━━ AVAILABLE RECORDS ━━
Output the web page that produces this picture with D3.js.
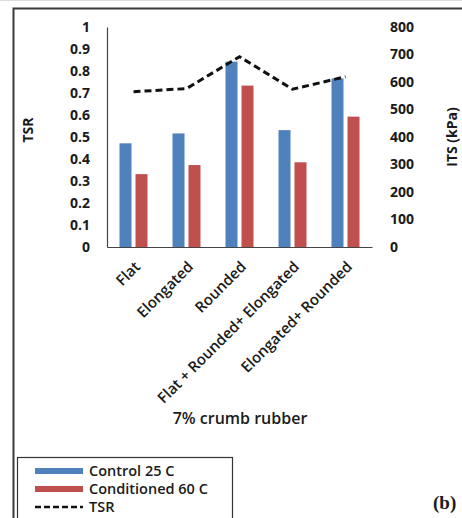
<!DOCTYPE html>
<html>
<head>
<meta charset="utf-8">
<script src="https://cdn.jsdelivr.net/npm/d3@7"></script>
<style>
  html, body { margin: 0; padding: 0; background: #fff; }
  svg text { font-family: "Open Sans", "Noto Sans", sans-serif; font-weight: 700; fill: #1a1a1a; }
</style>
</head>
<body>
<div id="chart"></div>
<script>
// categories and values
const categories = ["Flat", "Elongated", "Rounded", "Flat + Rounded+ Elongated", "Elongated+ Rounded"];
const control25 = [377, 413, 674, 425, 613];      // ITS (kPa)
const conditioned60 = [265, 298, 587, 308, 474];  // ITS (kPa)
const tsr = [0.706, 0.72, 0.865, 0.717, 0.774];
const tsrTicks = [0, 0.1, 0.2, 0.3, 0.4, 0.5, 0.6, 0.7, 0.8, 0.9, 1];
const itsTicks = [0, 100, 200, 300, 400, 500, 600, 700, 800];

const width = 462, height = 518;
const plot = { left: 107, right: 372, top: 27, bottom: 247 };

const svg = d3.select("#chart").append("svg")
  .attr("width", width)
  .attr("height", height);

// outer frame (left + top edges visible)
svg.append("line").attr("x1", 0).attr("x2", width).attr("y1", 0.5).attr("y2", 0.5)
  .attr("stroke", "#ddd").attr("stroke-width", 1);
svg.append("path")
  .attr("d", `M13.5,${height} V8.5 H${width}`)
  .attr("fill", "none").attr("stroke", "#3a3a3a").attr("stroke-width", 2);

const x = d3.scaleBand().domain(categories).range([plot.left, plot.right]);
const yL = d3.scaleLinear().domain([0, 1]).range([plot.bottom, plot.top]);
const yR = d3.scaleLinear().domain([0, 800]).range([plot.bottom, plot.top]);

// left axis
const leftAxis = svg.append("g")
  .attr("transform", `translate(${plot.left},0)`)
  .call(d3.axisLeft(yL).tickValues(tsrTicks).tickFormat(d => d3.format("")(+d.toFixed(1))).tickSize(0).tickPadding(17));
leftAxis.select(".domain").attr("stroke", "#444").attr("stroke-width", 1.2);
leftAxis.selectAll("text").style("font-size", "14px");

// right axis
const rightAxis = svg.append("g")
  .attr("transform", `translate(${plot.right},0)`)
  .call(d3.axisRight(yR).tickValues(itsTicks).tickSize(0).tickPadding(18));
rightAxis.select(".domain").remove();
rightAxis.selectAll("text").style("font-size", "14px");

// bottom axis
const bottomAxis = svg.append("g")
  .attr("transform", `translate(0,${plot.bottom})`)
  .call(d3.axisBottom(x).tickSize(0).tickPadding(0));
bottomAxis.select(".domain").attr("stroke", "#444").attr("stroke-width", 1.2);
bottomAxis.selectAll("text")
  .style("font-size", "15px")
  .style("font-weight", "600")
  .attr("text-anchor", "end")
  .attr("dy", "0.35em")
  .attr("transform", "translate(4,17) rotate(-45)")
  .attr("y", 0);

// bars
const barW = 12, gap = 4;
const groupW = barW * 2 + gap;
const bars = svg.append("g");
bars.selectAll("rect.c25")
  .data(categories)
  .join("rect")
  .attr("class", "c25")
  .attr("x", d => x(d) + x.bandwidth() / 2 - groupW / 2)
  .attr("y", (d, i) => yR(control25[i]))
  .attr("width", barW)
  .attr("height", (d, i) => yR(0) - yR(control25[i]))
  .attr("fill", "#4F81BD");
bars.selectAll("rect.c60")
  .data(categories)
  .join("rect")
  .attr("class", "c60")
  .attr("x", d => x(d) + x.bandwidth() / 2 - groupW / 2 + barW + gap)
  .attr("y", (d, i) => yR(conditioned60[i]))
  .attr("width", barW)
  .attr("height", (d, i) => yR(0) - yR(conditioned60[i]))
  .attr("fill", "#C0504D");

// TSR line
const line = d3.line()
  .x((d, i) => x(categories[i]) + x.bandwidth() / 2)
  .y(d => yL(d));
svg.append("path")
  .datum(tsr)
  .attr("d", line)
  .attr("fill", "none")
  .attr("stroke", "#111")
  .attr("stroke-width", 3)
  .attr("stroke-dasharray", "7,4");

// axis titles
svg.append("text")
  .attr("transform", "translate(33,130) rotate(-90)")
  .attr("text-anchor", "middle")
  .style("font-size", "14px")
  .text("TSR");
svg.append("text")
  .attr("transform", "translate(457,137) rotate(-90)")
  .attr("text-anchor", "middle")
  .style("font-size", "14px")
  .text("ITS (kPa)");
svg.append("text")
  .attr("x", 240).attr("y", 424)
  .attr("text-anchor", "middle")
  .style("font-size", "16px")
  .style("font-weight", "600")
  .text("7% crumb rubber");

// legend
const legend = svg.append("g");
legend.append("rect")
  .attr("x", 17.5).attr("y", 457.5).attr("width", 215).attr("height", 70)
  .attr("fill", "#fff").attr("stroke", "#333").attr("stroke-width", 1.2);
const legendItems = [
  { label: "Control 25 C", color: "#4F81BD", type: "bar" },
  { label: "Conditioned 60 C", color: "#C0504D", type: "bar" },
  { label: "TSR", color: "#111", type: "line" }
];
legendItems.forEach((it, i) => {
  const cy = 471 + i * 18;
  if (it.type === "bar") {
    legend.append("rect").attr("x", 35).attr("y", cy - 3).attr("width", 48).attr("height", 6).attr("fill", it.color);
  } else {
    legend.append("line").attr("x1", 35).attr("x2", 83).attr("y1", cy).attr("y2", cy)
      .attr("stroke", it.color).attr("stroke-width", 2.5).attr("stroke-dasharray", "6,3");
  }
  legend.append("text")
    .attr("x", 89).attr("y", cy + 5)
    .style("font-size", "14.5px")
    .style("font-weight", "600")
    .text(it.label);
});

svg.append("text")
  .attr("x", 433).attr("y", 509)
  .style("font-family", "'Liberation Serif', 'DejaVu Serif', serif")
  .style("font-size", "19px")
  .text("(b)");
</script>
</body>
</html>
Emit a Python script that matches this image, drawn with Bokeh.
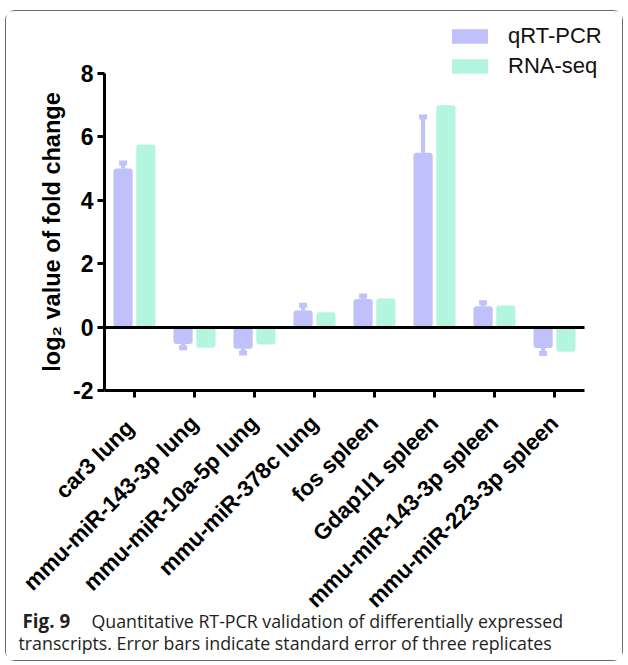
from bokeh.plotting import figure
from bokeh.models import (ColumnDataSource, Range1d, Label, LinearAxis,
                          FixedTicker, Legend, LegendItem)
from bokeh.transform import dodge
from bokeh.embed import file_html
from bokeh.resources import INLINE
from math import pi

categories = ["car3  lung", "mmu-miR-143-3p lung", "mmu-miR-10a-5p lung",
              "mmu-miR-378c lung", "fos spleen", "Gdap1l1 spleen",
              "mmu-miR-143-3p spleen", "mmu-miR-223-3p spleen"]
qrt_pcr = [5.0, -0.53, -0.68, 0.52, 0.89, 5.5, 0.66, -0.66]
qrt_se = [0.18, 0.12, 0.14, 0.17, 0.09, 1.13, 0.11, 0.17]
rna_seq = [5.76, -0.65, -0.55, 0.47, 0.90, 7.0, 0.68, -0.78]
y_ticks = [-2, 0, 2, 4, 6, 8]
series_names = ["qRT-PCR", "RNA-seq"]
caption_bold = "Fig. 9"
caption_line1 = "Quantitative RT-PCR validation of differentially expressed"
caption_line2 = "transcripts. Error bars indicate standard error of three replicates"

QRT_COLOR = "#C0C0FA"
RNA_COLOR = "#B3F5DE"

# ---- layout (pixels inside the canvas) ----
W, H = 618, 651
CH_LEFT, CH_RIGHT, CH_TOP, CH_BOTTOM = 98, 578, 62, 379
n = len(categories)
y_lo, y_hi = y_ticks[0], y_ticks[-1]
x_lo, x_hi = -0.5, n - 0.5
px_x = (CH_RIGHT - CH_LEFT) / (x_hi - x_lo)
px_y = (CH_BOTTOM - CH_TOP) / (y_hi - y_lo)

xc = list(range(n))
err_end = [v + s if v >= 0 else v - s for v, s in zip(qrt_pcr, qrt_se)]
src = ColumnDataSource(dict(xc=xc, qrt=qrt_pcr, rna=rna_seq, err=err_end))

p = figure(width=W, height=H,
           x_range=Range1d(x_lo - CH_LEFT / px_x, x_hi + (W - CH_RIGHT) / px_x),
           y_range=Range1d(y_lo - (H - CH_BOTTOM) / px_y, y_hi + CH_TOP / px_y),
           x_axis_type=None, y_axis_type=None, min_border=0,
           output_backend="svg", toolbar_location=None,
           background_fill_color="white", border_fill_color="white")
p.styles = {"margin-left": "5px", "margin-top": "10px",
            "border": "1px solid #6a6a6a", "border-radius": "10px"}
p.outline_line_color = None
p.grid.visible = False

xq = dodge("xc", -0.19)
xr = dodge("xc", 0.19)

# error bars (qRT-PCR only)
p.segment(x0=xq, y0="qrt", x1=xq, y1="err", source=src, line_color=QRT_COLOR, line_width=4)
p.rect(x=xq, y="err", width=8, height=5, width_units="screen", height_units="screen",
       source=src, fill_color=QRT_COLOR, line_color=None)

rq = p.vbar(x=xq, top="qrt", bottom=0, width=0.32, source=src,
            fill_color=QRT_COLOR, line_color=None, border_radius=3)
rr = p.vbar(x=xr, top="rna", bottom=0, width=0.32, source=src,
            fill_color=RNA_COLOR, line_color=None, border_radius=3)

# axes fixed at the chart's own coordinates
def style_axis(ax):
    ax.axis_line_width = 3
    ax.axis_line_color = "black"
    ax.major_tick_line_width = 3
    ax.major_tick_line_color = "black"
    ax.major_tick_out = 7
    ax.major_tick_in = 0
    ax.minor_tick_line_color = None
    ax.major_label_text_font = "Liberation Sans"
    ax.major_label_text_font_style = "bold"
    ax.major_label_text_color = "black"

yaxis = LinearAxis(fixed_location=x_lo, bounds=(y_lo, y_hi), ticker=FixedTicker(ticks=y_ticks),
                   major_label_overrides={t: str(t) for t in y_ticks})
style_axis(yaxis)
yaxis.major_label_text_font_size = "23px"
yaxis.major_label_standoff = 4
yaxis.axis_label = "log\u2082 value of fold change"
yaxis.axis_label_text_font = "Liberation Sans"
yaxis.axis_label_text_font_style = "bold"
yaxis.axis_label_text_font_size = "23.5px"
yaxis.axis_label_text_color = "black"
yaxis.axis_label_standoff = 5
p.add_layout(yaxis, "left")

xaxis = LinearAxis(fixed_location=y_lo, bounds=(x_lo, x_hi), ticker=FixedTicker(ticks=xc),
                   major_label_overrides={i: c for i, c in zip(xc, categories)})
style_axis(xaxis)
xaxis.major_label_text_font_size = "22.5px"
xaxis.major_label_orientation = pi / 4
xaxis.major_label_standoff = 22
p.add_layout(xaxis, "below")

zero_line = LinearAxis(fixed_location=0, bounds=(x_lo, x_hi), ticker=FixedTicker(ticks=[]))
zero_line.axis_line_width = 3
zero_line.axis_line_color = "black"
zero_line.minor_tick_line_color = None
zero_line.major_tick_line_color = None
p.add_layout(zero_line, "below")

legend = Legend(items=[LegendItem(label=series_names[0], renderers=[rq]),
                       LegendItem(label=series_names[1], renderers=[rr])],
                location=(441, 583), orientation="vertical",
                glyph_width=45, glyph_height=18, label_height=20, spacing=4,
                padding=0, margin=0, label_standoff=16,
                label_text_font="Liberation Sans", label_text_font_size="22px",
                label_text_color="#111111", label_text_baseline="middle",
                border_line_color=None, background_fill_alpha=0)
p.add_layout(legend)

# caption
cap_kw = dict(x_units="screen", y_units="screen", text_font="Open Sans",
              text_font_size="17.8px", text_color="#231f20", text_baseline="alphabetic")
p.add_layout(Label(x=16, y=42, text=caption_bold, text_font_style="bold",
                   **{**cap_kw, "text_font_size": "18.8px"}))
p.add_layout(Label(x=85, y=42, text=caption_line1, **cap_kw))
p.add_layout(Label(x=12, y=20, text=caption_line2, **cap_kw))

open("out.html", "w").write(file_html(p, INLINE))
━━━
**INSTRUCTION**
Exactly the lines from the one with "Emit a Python" through the one with "from math import pi" are to be reproduced, and no pictures with them.

**THE OUTPUT**
Emit a Python script that matches this image, drawn with Bokeh.
from bokeh.plotting import figure
from bokeh.models import (ColumnDataSource, Range1d, Label, LinearAxis,
                          FixedTicker, Legend, LegendItem)
from bokeh.transform import dodge
from bokeh.embed import file_html
from bokeh.resources import INLINE
from math import pi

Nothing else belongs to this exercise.